Quote from the first line below through the line that contains "(0,1053) -- (14,1053);", both included, and leave the pictures out.

==================================================

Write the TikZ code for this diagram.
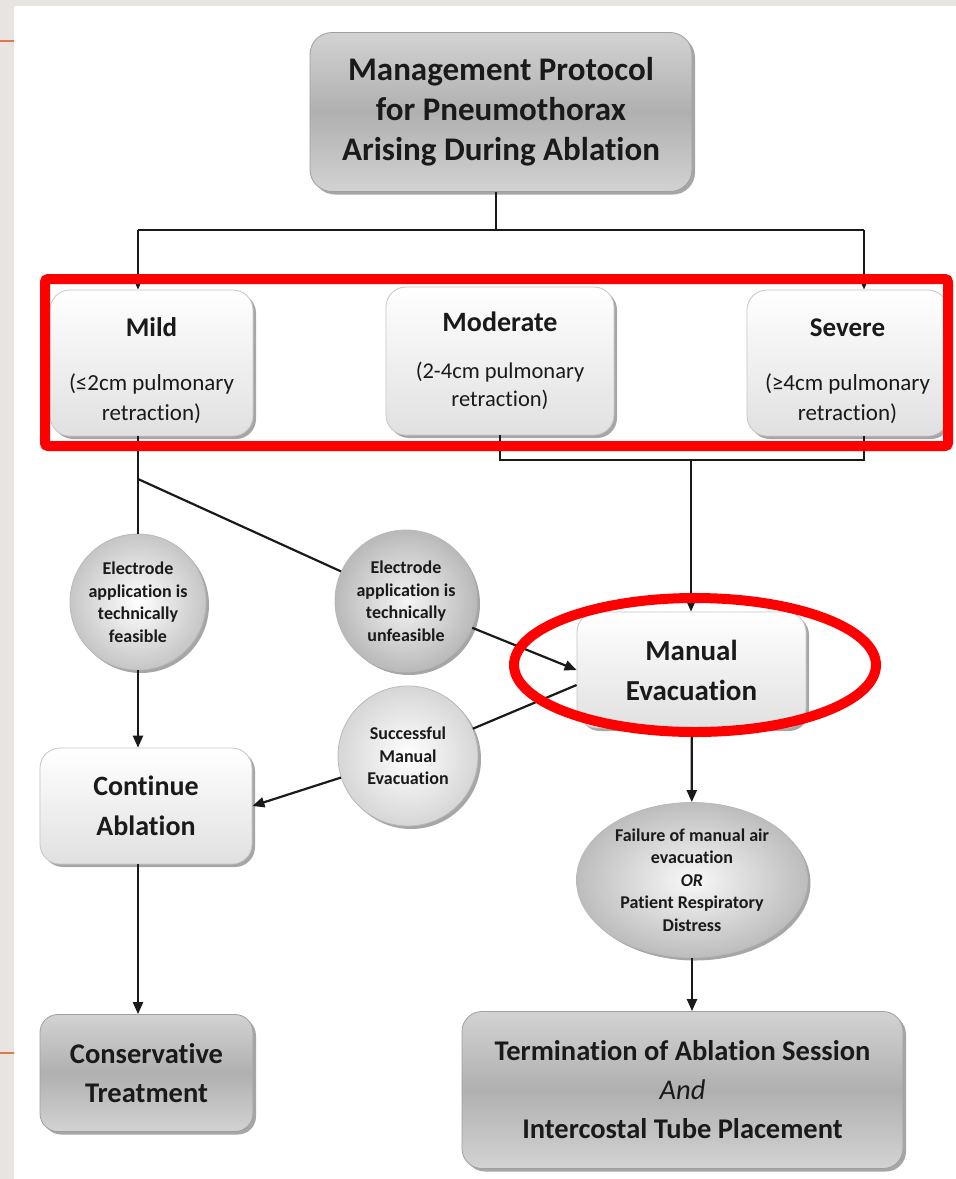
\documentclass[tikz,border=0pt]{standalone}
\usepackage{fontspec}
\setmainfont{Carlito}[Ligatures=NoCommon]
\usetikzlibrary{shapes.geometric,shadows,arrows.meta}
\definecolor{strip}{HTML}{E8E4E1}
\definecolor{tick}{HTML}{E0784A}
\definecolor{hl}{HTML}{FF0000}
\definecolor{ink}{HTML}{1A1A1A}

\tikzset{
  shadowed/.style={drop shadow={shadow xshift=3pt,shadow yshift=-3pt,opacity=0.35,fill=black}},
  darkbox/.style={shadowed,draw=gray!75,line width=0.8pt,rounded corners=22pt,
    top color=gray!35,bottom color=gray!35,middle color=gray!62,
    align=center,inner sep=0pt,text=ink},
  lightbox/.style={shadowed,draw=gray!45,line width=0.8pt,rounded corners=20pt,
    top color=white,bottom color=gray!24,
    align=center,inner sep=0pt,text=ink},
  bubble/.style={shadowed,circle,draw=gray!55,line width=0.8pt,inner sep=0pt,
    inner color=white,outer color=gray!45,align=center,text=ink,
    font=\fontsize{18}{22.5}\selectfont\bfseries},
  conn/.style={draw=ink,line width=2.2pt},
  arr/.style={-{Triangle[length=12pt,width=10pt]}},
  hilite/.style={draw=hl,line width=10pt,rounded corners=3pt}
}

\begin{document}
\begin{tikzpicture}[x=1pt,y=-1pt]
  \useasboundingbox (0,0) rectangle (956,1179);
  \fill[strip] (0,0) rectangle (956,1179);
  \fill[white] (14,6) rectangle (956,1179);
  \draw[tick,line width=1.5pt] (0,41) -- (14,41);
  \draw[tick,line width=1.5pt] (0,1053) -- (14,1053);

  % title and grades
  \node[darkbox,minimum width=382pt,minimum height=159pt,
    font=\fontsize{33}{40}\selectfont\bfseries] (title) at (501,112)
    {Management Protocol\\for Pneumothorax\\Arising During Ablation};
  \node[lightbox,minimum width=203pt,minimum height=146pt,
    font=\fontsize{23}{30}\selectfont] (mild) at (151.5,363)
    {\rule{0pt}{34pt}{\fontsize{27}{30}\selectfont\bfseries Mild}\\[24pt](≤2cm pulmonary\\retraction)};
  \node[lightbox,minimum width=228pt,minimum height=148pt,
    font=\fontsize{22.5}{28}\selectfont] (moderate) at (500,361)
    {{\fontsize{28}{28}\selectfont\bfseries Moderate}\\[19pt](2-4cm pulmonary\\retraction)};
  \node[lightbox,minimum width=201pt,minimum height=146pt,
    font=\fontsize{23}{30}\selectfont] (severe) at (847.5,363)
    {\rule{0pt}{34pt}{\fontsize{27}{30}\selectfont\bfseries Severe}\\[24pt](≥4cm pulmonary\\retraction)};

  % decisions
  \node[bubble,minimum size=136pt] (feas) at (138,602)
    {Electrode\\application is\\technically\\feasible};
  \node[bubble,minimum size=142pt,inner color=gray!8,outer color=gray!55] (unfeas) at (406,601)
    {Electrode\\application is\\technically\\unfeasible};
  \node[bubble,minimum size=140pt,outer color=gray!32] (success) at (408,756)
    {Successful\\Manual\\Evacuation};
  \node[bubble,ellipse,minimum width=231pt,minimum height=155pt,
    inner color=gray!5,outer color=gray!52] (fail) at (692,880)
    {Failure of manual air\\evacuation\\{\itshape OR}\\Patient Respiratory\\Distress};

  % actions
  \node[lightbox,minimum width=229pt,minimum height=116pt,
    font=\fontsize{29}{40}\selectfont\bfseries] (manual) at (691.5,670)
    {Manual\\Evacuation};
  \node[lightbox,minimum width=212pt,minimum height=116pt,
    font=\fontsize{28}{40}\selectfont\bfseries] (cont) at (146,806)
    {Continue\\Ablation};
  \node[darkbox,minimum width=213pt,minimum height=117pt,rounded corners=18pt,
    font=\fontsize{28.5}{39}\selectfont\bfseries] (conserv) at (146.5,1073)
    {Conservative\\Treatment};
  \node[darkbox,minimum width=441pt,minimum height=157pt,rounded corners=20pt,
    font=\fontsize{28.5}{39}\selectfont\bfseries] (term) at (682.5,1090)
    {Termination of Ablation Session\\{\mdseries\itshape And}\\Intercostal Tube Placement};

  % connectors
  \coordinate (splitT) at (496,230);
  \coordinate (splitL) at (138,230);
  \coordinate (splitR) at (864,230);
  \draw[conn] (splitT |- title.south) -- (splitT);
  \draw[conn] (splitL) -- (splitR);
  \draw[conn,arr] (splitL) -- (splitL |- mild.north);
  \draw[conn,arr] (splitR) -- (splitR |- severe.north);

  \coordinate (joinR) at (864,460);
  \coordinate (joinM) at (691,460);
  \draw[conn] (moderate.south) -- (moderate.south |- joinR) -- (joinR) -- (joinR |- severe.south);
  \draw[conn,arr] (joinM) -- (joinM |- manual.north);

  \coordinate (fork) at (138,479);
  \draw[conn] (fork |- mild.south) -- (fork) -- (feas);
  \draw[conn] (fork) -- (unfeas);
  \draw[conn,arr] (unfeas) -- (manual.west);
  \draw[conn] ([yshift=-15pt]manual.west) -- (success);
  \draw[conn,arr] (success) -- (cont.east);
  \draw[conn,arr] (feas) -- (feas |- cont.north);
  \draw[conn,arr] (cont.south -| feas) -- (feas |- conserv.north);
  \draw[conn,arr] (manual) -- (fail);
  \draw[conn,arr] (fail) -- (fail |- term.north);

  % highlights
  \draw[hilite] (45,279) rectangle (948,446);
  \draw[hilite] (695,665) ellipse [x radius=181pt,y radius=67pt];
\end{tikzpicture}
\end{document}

==================================================

• **Result for this task**
Write the TikZ code for this diagram.
\documentclass[tikz,border=0pt]{standalone}
\usepackage{fontspec}
\setmainfont{Carlito}[Ligatures=NoCommon]
\usetikzlibrary{shapes.geometric,shadows,arrows.meta}
\definecolor{strip}{HTML}{E8E4E1}
\definecolor{tick}{HTML}{E0784A}
\definecolor{hl}{HTML}{FF0000}
\definecolor{ink}{HTML}{1A1A1A}

\tikzset{
  shadowed/.style={drop shadow={shadow xshift=3pt,shadow yshift=-3pt,opacity=0.35,fill=black}},
  darkbox/.style={shadowed,draw=gray!75,line width=0.8pt,rounded corners=22pt,
    top color=gray!35,bottom color=gray!35,middle color=gray!62,
    align=center,inner sep=0pt,text=ink},
  lightbox/.style={shadowed,draw=gray!45,line width=0.8pt,rounded corners=20pt,
    top color=white,bottom color=gray!24,
    align=center,inner sep=0pt,text=ink},
  bubble/.style={shadowed,circle,draw=gray!55,line width=0.8pt,inner sep=0pt,
    inner color=white,outer color=gray!45,align=center,text=ink,
    font=\fontsize{18}{22.5}\selectfont\bfseries},
  conn/.style={draw=ink,line width=2.2pt},
  arr/.style={-{Triangle[length=12pt,width=10pt]}},
  hilite/.style={draw=hl,line width=10pt,rounded corners=3pt}
}

\begin{document}
\begin{tikzpicture}[x=1pt,y=-1pt]
  \useasboundingbox (0,0) rectangle (956,1179);
  \fill[strip] (0,0) rectangle (956,1179);
  \fill[white] (14,6) rectangle (956,1179);
  \draw[tick,line width=1.5pt] (0,41) -- (14,41);
  \draw[tick,line width=1.5pt] (0,1053) -- (14,1053);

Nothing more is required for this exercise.